◆ EXERCISE BRIEF: Repeat exactly, and only, the lines from the one that contains "The picture is" through the one that contains "plt.rcParams['font.family'] = ['Liberation", both ends included.

◆ RECORDED INFORMATION:
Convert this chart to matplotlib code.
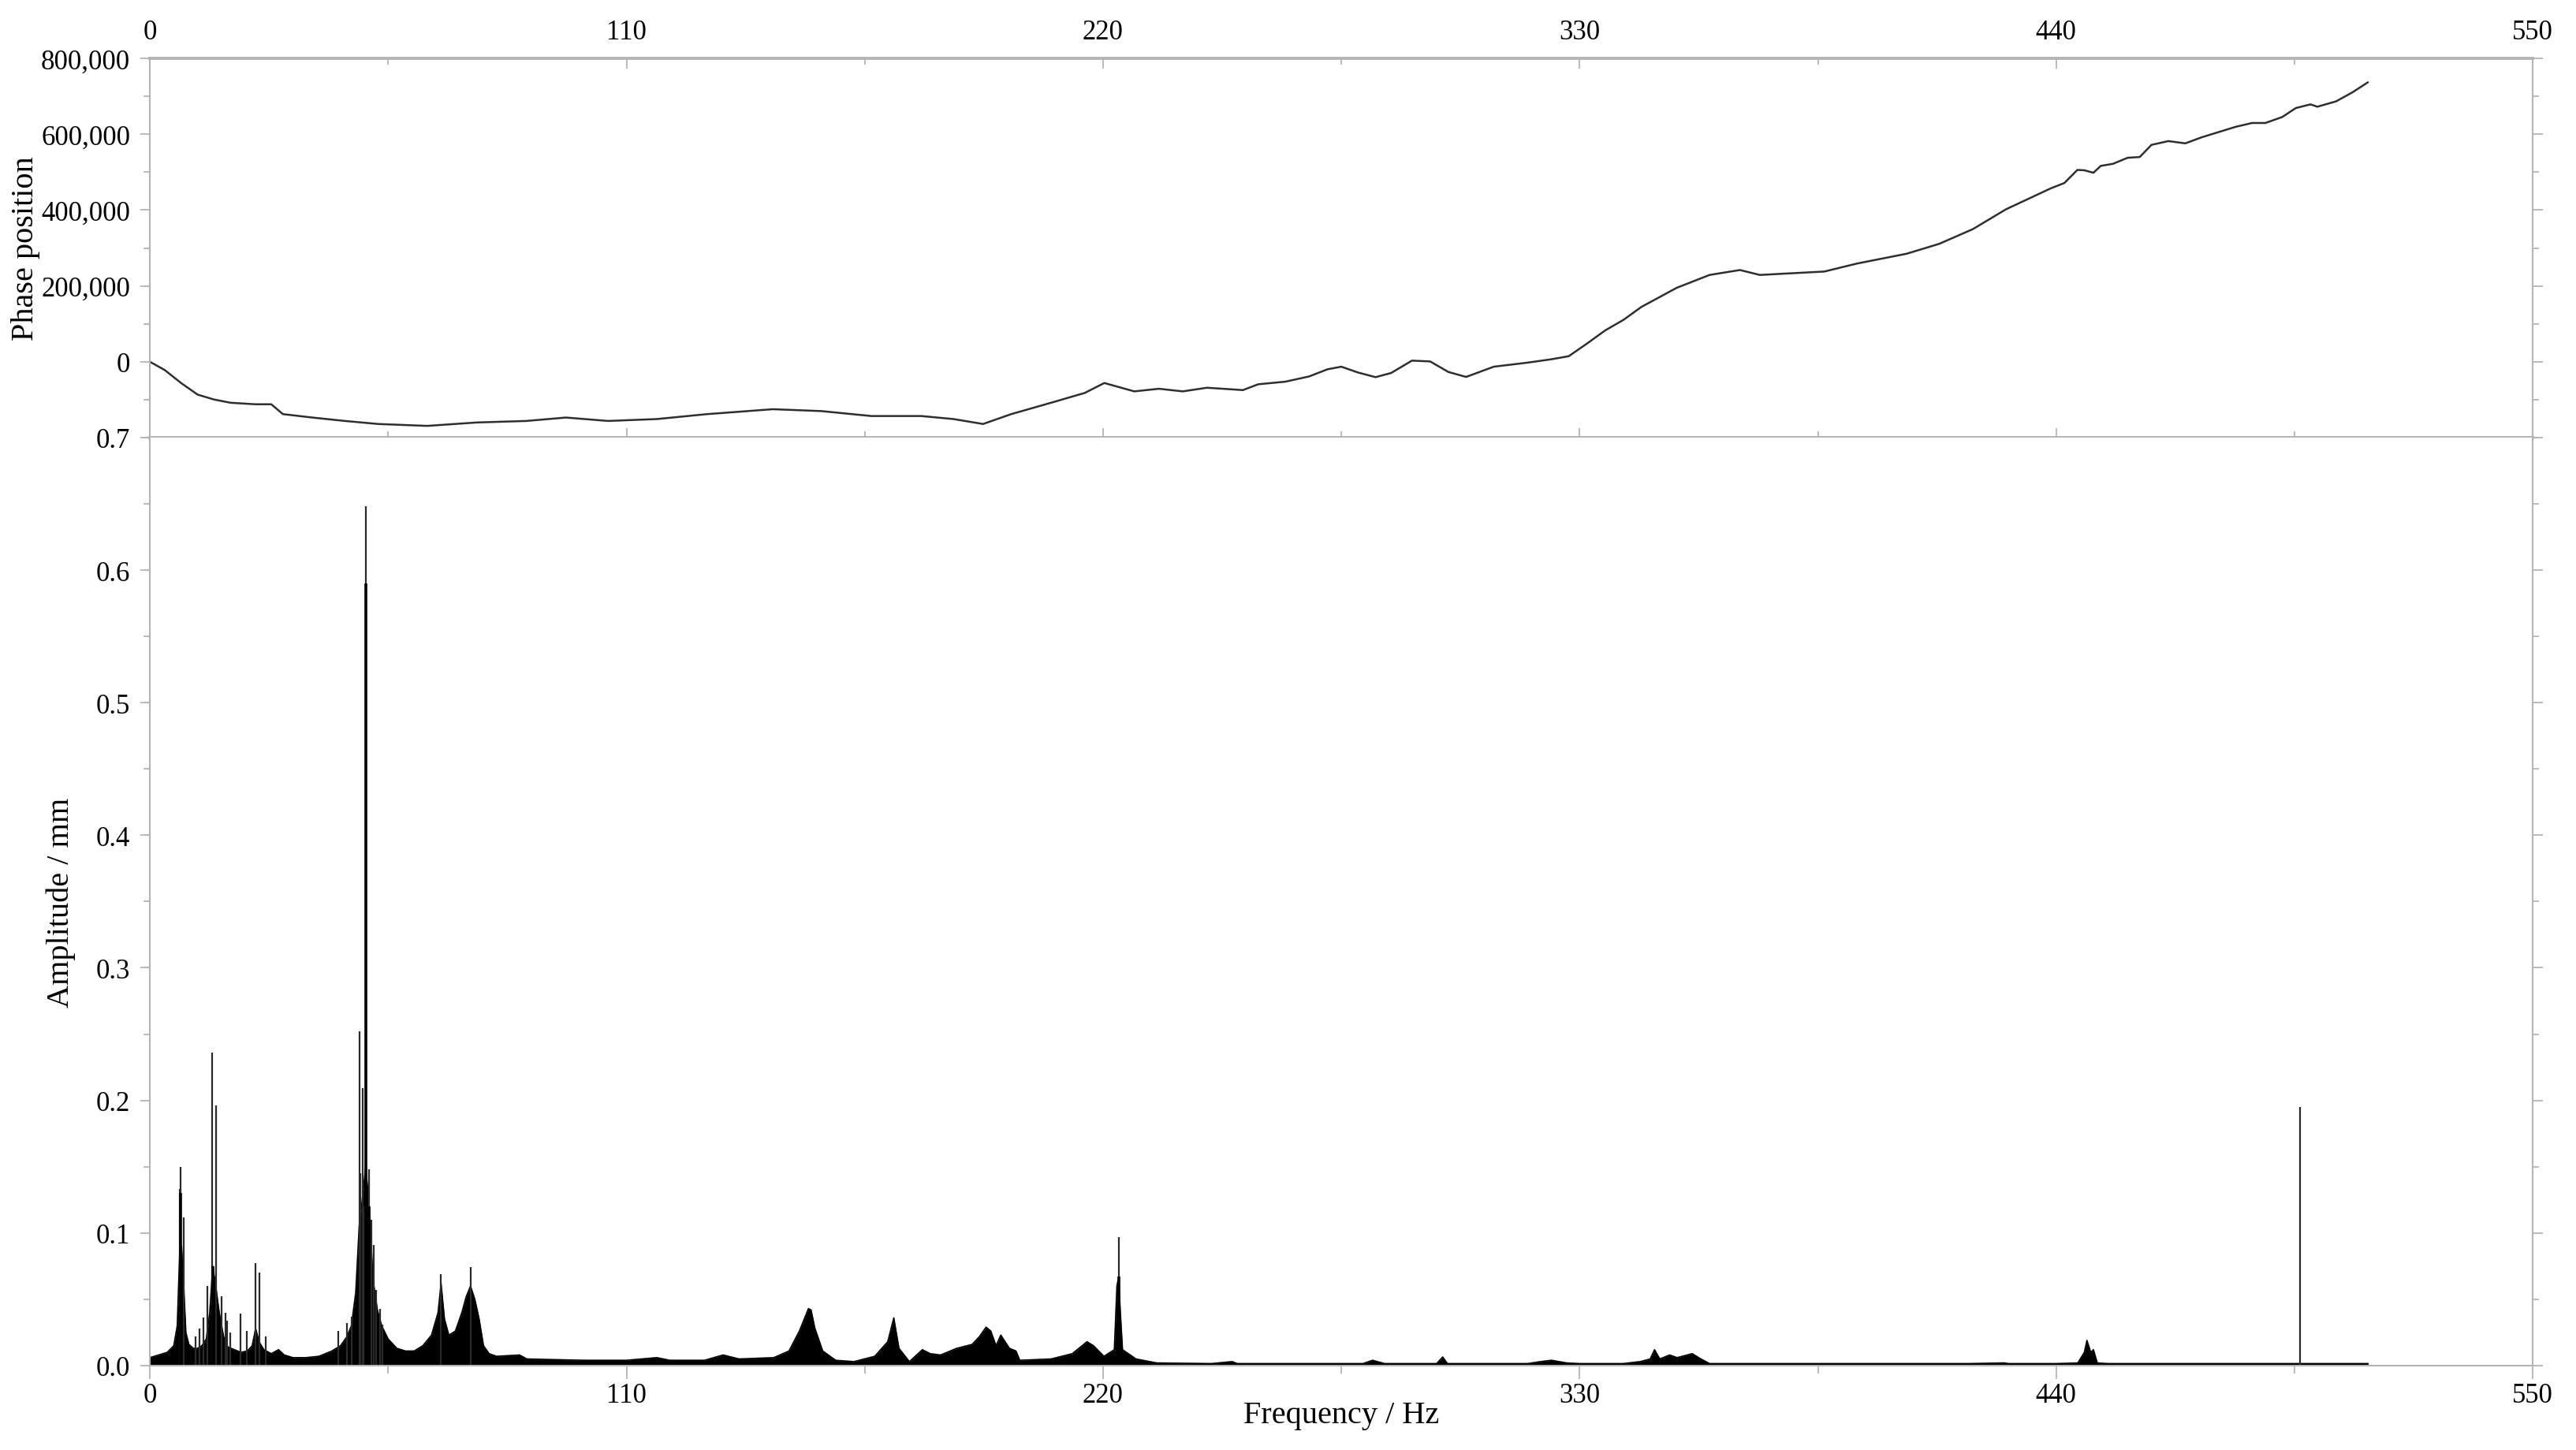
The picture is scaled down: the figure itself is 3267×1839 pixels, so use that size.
import matplotlib
matplotlib.use('Agg')
import matplotlib.pyplot as plt
from matplotlib.ticker import MultipleLocator, FuncFormatter
import numpy as np

plt.rcParams['font.family'] = ['Liberation Serif', 'DejaVu Serif']

# phase position curve (top panel)
phase_freq = [0, 3.4, 7.2, 11, 14.8, 18.6, 24.3, 28, 30.7, 37.5, 45, 52.7, 64, 75.5,
              86.9, 96, 105.8, 117, 128.6, 143.8, 155, 166.5, 178, 185.5, 192.3, 198.8,
              208, 215.8, 220.3, 227.2, 232.9, 238.4, 244, 252.3, 255.8, 262.1, 267.6,
              271.8, 275, 278.8, 282.9, 286.5, 291.3, 295.5, 299.7, 303.8, 310.2, 317.8,
              323.4, 327.5, 331.7, 335.9, 340.1, 344.3, 347.7, 352.4, 360, 367, 371.6,
              379, 386.5, 394, 405.5, 413, 420.8, 428.4, 438.7, 441.9, 444.9, 446.5,
              448.6, 450.3, 453.1, 456.5, 459.3, 462, 465.9, 469.8, 473.6, 481.4, 485.2,
              488.3, 492.2, 495.3, 498.7, 500.3, 504.6, 508.4, 511.9]
phase_val = [0, -21600, -56000, -86500, -99500, -108000, -112000, -112000, -138000,
             -147000, -156000, -164000, -169000, -160000, -156000, -147000, -156000,
             -151000, -138000, -125000, -130000, -143000, -143000, -151000, -164000,
             -138000, -108000, -82000, -55900, -78000, -71100, -78000, -68400, -74600,
             -59300, -52400, -38500, -19800, -12900, -28100, -40500, -29500, 3100, 1000,
             -26800, -39900, -12900, -2500, 6500, 14800, 48000, 82700, 110400, 145000,
             165900, 195000, 229000, 242000, 229000, 233500, 238000, 259000, 285000,
             311000, 350000, 402000, 457000, 471500, 506000, 505000, 498500, 516600,
             522000, 538000, 540000, 572000, 582000, 576000, 592000, 619500, 629700,
             629700, 645500, 669000, 678800, 672600, 686700, 710600, 736600]

# amplitude spectrum envelope (dark body of the spectrum)
env_freq = [0, 2, 4, 5.5, 6.3, 6.9, 7.3, 7.8, 8.3, 9, 10, 11, 12, 13, 13.8, 14.5, 15.2,
            16, 17, 18, 19.5, 21, 22.5, 23.6, 24.4, 25.2, 26.3, 28, 29.7, 31, 33, 36,
            39, 42, 44, 45.5, 46.5, 47.5, 48.3, 49, 49.8, 50.5, 51.5, 52.5, 53.5, 55,
            57, 59, 61, 63, 65, 66.5, 67.2, 68, 69, 70.5, 72, 73, 74, 75, 76, 77, 78.3,
            80, 85.3, 87, 100, 110, 117, 120, 128, 132.3, 136, 144, 147.5, 149.9, 152,
            152.6, 153.5, 155.3, 158.3, 162.5, 167.3, 170.3, 171.7, 172.9, 175.3, 178.3,
            180.1, 182.5, 186.2, 189.8, 191.5, 193, 194.1, 195.3, 196.4, 198.4, 199.9,
            200.8, 208, 212.9, 216.3, 217.8, 220.2, 222.6, 223.2, 223.6, 224, 224.5,
            227.6, 232.4, 245, 249.8, 251, 280, 282.2, 285, 297, 298.4, 299.5, 318,
            321, 323.5, 327, 330, 340, 344, 346.3, 347.3, 348.5, 350.8, 352.5, 356, 358,
            360, 420, 428, 429, 440, 445, 446.5, 447.1, 448, 448.6, 449.5, 452, 512]
env_amp = [0.006, 0.008, 0.010, 0.015, 0.030, 0.088, 0.090, 0.060, 0.025, 0.016, 0.013,
           0.013, 0.015, 0.020, 0.040, 0.075, 0.060, 0.040, 0.022, 0.014, 0.012, 0.010,
           0.011, 0.015, 0.028, 0.018, 0.012, 0.009, 0.012, 0.008, 0.006, 0.006, 0.007,
           0.011, 0.015, 0.022, 0.030, 0.055, 0.105, 0.125, 0.150, 0.125, 0.065, 0.042,
           0.030, 0.020, 0.013, 0.011, 0.011, 0.015, 0.023, 0.040, 0.062, 0.035, 0.023,
           0.026, 0.040, 0.052, 0.060, 0.050, 0.035, 0.015, 0.009, 0.007, 0.008, 0.005,
           0.004, 0.004, 0.006, 0.004, 0.004, 0.008, 0.005, 0.006, 0.011, 0.026, 0.043,
           0.042, 0.028, 0.011, 0.004, 0.003, 0.007, 0.018, 0.036, 0.013, 0.003, 0.012,
           0.009, 0.008, 0.013, 0.016, 0.022, 0.029, 0.026, 0.015, 0.023, 0.013, 0.011,
           0.004, 0.005, 0.009, 0.018, 0.015, 0.007, 0.012, 0.060, 0.067, 0.040, 0.012,
           0.005, 0.002, 0.0015, 0.003, 0.0015, 0.0015, 0.004, 0.0015, 0.0015, 0.0065,
           0.0015, 0.0015, 0.003, 0.004, 0.002, 0.0015, 0.0015, 0.003, 0.005, 0.012, 0.005,
           0.008, 0.006, 0.009, 0.005, 0.0015, 0.0015, 0.002, 0.0015, 0.0015, 0.002, 0.010,
           0.019, 0.010, 0.012, 0.002, 0.0015, 0.0015]

# single spectral lines standing above the envelope
spike_freq = [6.9, 7.1, 7.8, 10.5, 11.5, 12.4, 13.3, 14.4, 15.3, 16.6, 17.4, 17.9, 18.6,
              20.9, 22.3, 24.4, 25.3, 26.8, 43.4, 45.5, 46.5, 48.4, 48.6, 49.2, 49.5,
              49.8, 50.5, 51.2, 51.7, 52.2, 53.1, 53.7, 67.2, 74.0, 223.6, 496.2]
spike_amp = [0.133, 0.150, 0.112, 0.022, 0.028, 0.036, 0.060, 0.236, 0.196, 0.052, 0.040,
             0.034, 0.025, 0.039, 0.026, 0.077, 0.070, 0.022, 0.026, 0.032, 0.037, 0.252,
             0.145, 0.209, 0.120, 0.648, 0.148, 0.110, 0.091, 0.057, 0.043, 0.031, 0.069,
             0.074, 0.097, 0.195]

# dark cores of the strongest lines
core_freq = [7.0, 14.5, 49.8, 50.5, 223.6]
core_amp = [0.130, 0.075, 0.590, 0.120, 0.067]

freq_ticks = [0, 110, 220, 330, 440, 550]

spine_col = '#b4b4b4'
fs_tick = 25
fs_label = 29

fig = plt.figure(figsize=(32.67, 18.40), dpi=100)
ax1 = fig.add_axes([0.0582, 0.6978, 0.925, 0.2614])
ax2 = fig.add_axes([0.0582, 0.0582, 0.925, 0.6397])

# top panel
ax1.plot(phase_freq, phase_val, color='#2e2e2e', lw=1.8)
ax1.set_xlim(0, 550)
ax1.set_ylim(-200000, 800000)
ax1.set_xticks(freq_ticks)
ax1.xaxis.set_minor_locator(MultipleLocator(55))
ax1.set_yticks([0, 200000, 400000, 600000, 800000])
ax1.yaxis.set_minor_locator(MultipleLocator(100000))
ax1.yaxis.set_major_formatter(FuncFormatter(lambda v, p: '{:,.0f}'.format(v)))
ax1.tick_params(axis='x', which='both', top=True, bottom=True, labeltop=True,
                labelbottom=False, direction='in', colors=spine_col, labelcolor='black',
                labelsize=fs_tick, pad=12, length=9, width=1.3)
ax1.tick_params(axis='x', which='minor', length=6)
ax1.tick_params(axis='y', which='both', left=True, right=True, direction='out',
                colors=spine_col, labelcolor='black', labelsize=fs_tick, pad=9,
                length=9, width=1.3)
ax1.tick_params(axis='y', which='minor', length=6)
ax1.set_ylabel('Phase position', fontsize=fs_label)
ax1.yaxis.set_label_coords(-0.052, 0.5)
ax1.yaxis.label.set_va('center')

# bottom panel
ax2.fill_between(env_freq, 0, env_amp, color='black', lw=0)
ax2.plot(env_freq, env_amp, color='black', lw=1.2)
ax2.vlines(spike_freq, 0, spike_amp, color='#2a2a2a', lw=1.6)
ax2.vlines(core_freq, 0, core_amp, color='black', lw=2.6)
ax2.set_xlim(0, 550)
ax2.set_ylim(0, 0.7)
ax2.set_xticks(freq_ticks)
ax2.xaxis.set_minor_locator(MultipleLocator(55))
ax2.yaxis.set_major_locator(MultipleLocator(0.1))
ax2.yaxis.set_minor_locator(MultipleLocator(0.05))
ax2.yaxis.set_major_formatter(FuncFormatter(lambda v, p: '%.1f' % v))
ax2.tick_params(axis='x', which='both', direction='out', colors=spine_col,
                labelcolor='black', labelsize=fs_tick, pad=3, length=12, width=1.3)
ax2.tick_params(axis='x', which='minor', length=7)
ax2.tick_params(axis='y', which='both', left=True, right=True, direction='out',
                colors=spine_col, labelcolor='black', labelsize=fs_tick, pad=9,
                length=9, width=1.3)
ax2.tick_params(axis='y', which='minor', length=6)
ax2.set_xlabel('Frequency / Hz', fontsize=fs_label)
ax2.xaxis.set_label_coords(0.5, -0.0535)
ax2.xaxis.label.set_va('center')
ax2.set_ylabel('Amplitude / mm', fontsize=fs_label)
ax2.yaxis.set_label_coords(-0.0374, 0.5)
ax2.yaxis.label.set_va('center')

for ax in [ax1, ax2]:
    for side in ['left', 'right', 'top', 'bottom']:
        ax.spines[side].set_color(spine_col)
        ax.spines[side].set_linewidth(1.5)
ax1.spines['top'].set_linewidth(2.8)
ax1.spines['bottom'].set_linewidth(2.8)
ax2.spines['top'].set_visible(False)

fig.savefig('out.png', dpi=100)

◆ RESPONSE TO THIS EXERCISE:
The picture is scaled down: the figure itself is 3267×1839 pixels, so use that size.
import matplotlib
matplotlib.use('Agg')
import matplotlib.pyplot as plt
from matplotlib.ticker import MultipleLocator, FuncFormatter
import numpy as np

plt.rcParams['font.family'] = ['Liberation Serif', 'DejaVu Serif']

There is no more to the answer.